=== SOURCE EXCERPT ===
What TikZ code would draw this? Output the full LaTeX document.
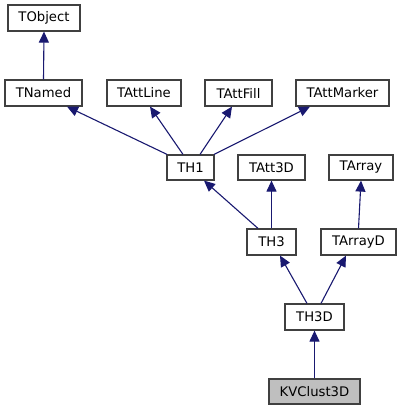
\documentclass[tikz,border=0pt]{standalone}
\usepackage{fontspec}
\setmainfont{DejaVu Sans}
\usetikzlibrary{arrows.meta}
\definecolor{edgec}{HTML}{191970}
\definecolor{boxc}{HTML}{404040}
\begin{document}
\begin{tikzpicture}[x=1pt,y=-1pt,
  cls/.style={draw=boxc,line width=1.2pt,fill=white,minimum height=26pt,inner sep=0pt,font=\fontsize{13.2}{15}\selectfont},
  inh/.style={draw=edgec,line width=1.1pt,-{Triangle[length=11pt,width=10pt]},shorten >=0pt}]
\useasboundingbox (0,0) rectangle (401,411);
\node[cls,minimum width=72pt] (TObject) at (44,18) {TObject};
\node[cls,minimum width=77pt] (TNamed) at (43.5,93) {TNamed};
\node[cls,minimum width=74pt] (TAttLine) at (144,93) {TAttLine};
\node[cls,minimum width=67pt] (TAttFill) at (238.5,93) {TAttFill};
\node[cls,minimum width=93pt] (TAttMarker) at (342.5,93) {TAttMarker};
\node[cls,minimum width=47pt,minimum height=25pt] (TH1) at (190.5,167.5) {TH1};
\node[cls,minimum width=67pt,minimum height=25pt] (TAtt3D) at (271.5,167.5) {TAtt3D};
\node[cls,minimum width=64pt,minimum height=25pt] (TArray) at (361,167.5) {TArray};
\node[cls,minimum width=49pt] (TH3) at (271.5,242) {TH3};
\node[cls,minimum width=75pt] (TArrayD) at (358.5,242) {TArrayD};
\node[cls,minimum width=59pt] (TH3D) at (314.5,317) {TH3D};
\node[cls,minimum width=91pt,minimum height=25pt,fill=black!25] (KVClust3D) at (314.5,391.5) {KVClust3D};
\draw[inh] (TNamed.north) -- (TObject.south);
\draw[inh] ([xshift=-23.5pt]TH1.north) -- ([xshift=23.5pt]TNamed.south);
\draw[inh] ([xshift=-7.5pt]TH1.north) -- ([xshift=6pt]TAttLine.south);
\draw[inh] ([xshift=9.5pt]TH1.north) -- ([xshift=-6.5pt]TAttFill.south);
\draw[inh] ([xshift=23.5pt]TH1.north) -- ([xshift=-32.5pt]TAttMarker.south);
\draw[inh] ([xshift=-13.5pt]TH3.north) -- ([xshift=13.5pt]TH1.south);
\draw[inh] (TH3.north) -- (TAtt3D.south);
\draw[inh] (TArrayD.north) -- (TArray.south);
\draw[inh] ([xshift=-7.5pt]TH3D.north) -- ([xshift=8.5pt]TH3.south);
\draw[inh] ([xshift=6.5pt]TH3D.north) -- ([xshift=-12.5pt]TArrayD.south);
\draw[inh] (KVClust3D.north) -- (TH3D.south);
\end{tikzpicture}
\end{document}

=== EXERCISE AIM ===
Except for the pictures, reproduce every line exactly.

=== CORRECT RESULT ===
What TikZ code would draw this? Output the full LaTeX document.
\documentclass[tikz,border=0pt]{standalone}
\usepackage{fontspec}
\setmainfont{DejaVu Sans}
\usetikzlibrary{arrows.meta}
\definecolor{edgec}{HTML}{191970}
\definecolor{boxc}{HTML}{404040}
\begin{document}
\begin{tikzpicture}[x=1pt,y=-1pt,
  cls/.style={draw=boxc,line width=1.2pt,fill=white,minimum height=26pt,inner sep=0pt,font=\fontsize{13.2}{15}\selectfont},
  inh/.style={draw=edgec,line width=1.1pt,-{Triangle[length=11pt,width=10pt]},shorten >=0pt}]
\useasboundingbox (0,0) rectangle (401,411);
\node[cls,minimum width=72pt] (TObject) at (44,18) {TObject};
\node[cls,minimum width=77pt] (TNamed) at (43.5,93) {TNamed};
\node[cls,minimum width=74pt] (TAttLine) at (144,93) {TAttLine};
\node[cls,minimum width=67pt] (TAttFill) at (238.5,93) {TAttFill};
\node[cls,minimum width=93pt] (TAttMarker) at (342.5,93) {TAttMarker};
\node[cls,minimum width=47pt,minimum height=25pt] (TH1) at (190.5,167.5) {TH1};
\node[cls,minimum width=67pt,minimum height=25pt] (TAtt3D) at (271.5,167.5) {TAtt3D};
\node[cls,minimum width=64pt,minimum height=25pt] (TArray) at (361,167.5) {TArray};
\node[cls,minimum width=49pt] (TH3) at (271.5,242) {TH3};
\node[cls,minimum width=75pt] (TArrayD) at (358.5,242) {TArrayD};
\node[cls,minimum width=59pt] (TH3D) at (314.5,317) {TH3D};
\node[cls,minimum width=91pt,minimum height=25pt,fill=black!25] (KVClust3D) at (314.5,391.5) {KVClust3D};
\draw[inh] (TNamed.north) -- (TObject.south);
\draw[inh] ([xshift=-23.5pt]TH1.north) -- ([xshift=23.5pt]TNamed.south);
\draw[inh] ([xshift=-7.5pt]TH1.north) -- ([xshift=6pt]TAttLine.south);
\draw[inh] ([xshift=9.5pt]TH1.north) -- ([xshift=-6.5pt]TAttFill.south);
\draw[inh] ([xshift=23.5pt]TH1.north) -- ([xshift=-32.5pt]TAttMarker.south);
\draw[inh] ([xshift=-13.5pt]TH3.north) -- ([xshift=13.5pt]TH1.south);
\draw[inh] (TH3.north) -- (TAtt3D.south);
\draw[inh] (TArrayD.north) -- (TArray.south);
\draw[inh] ([xshift=-7.5pt]TH3D.north) -- ([xshift=8.5pt]TH3.south);
\draw[inh] ([xshift=6.5pt]TH3D.north) -- ([xshift=-12.5pt]TArrayD.south);
\draw[inh] (KVClust3D.north) -- (TH3D.south);
\end{tikzpicture}
\end{document}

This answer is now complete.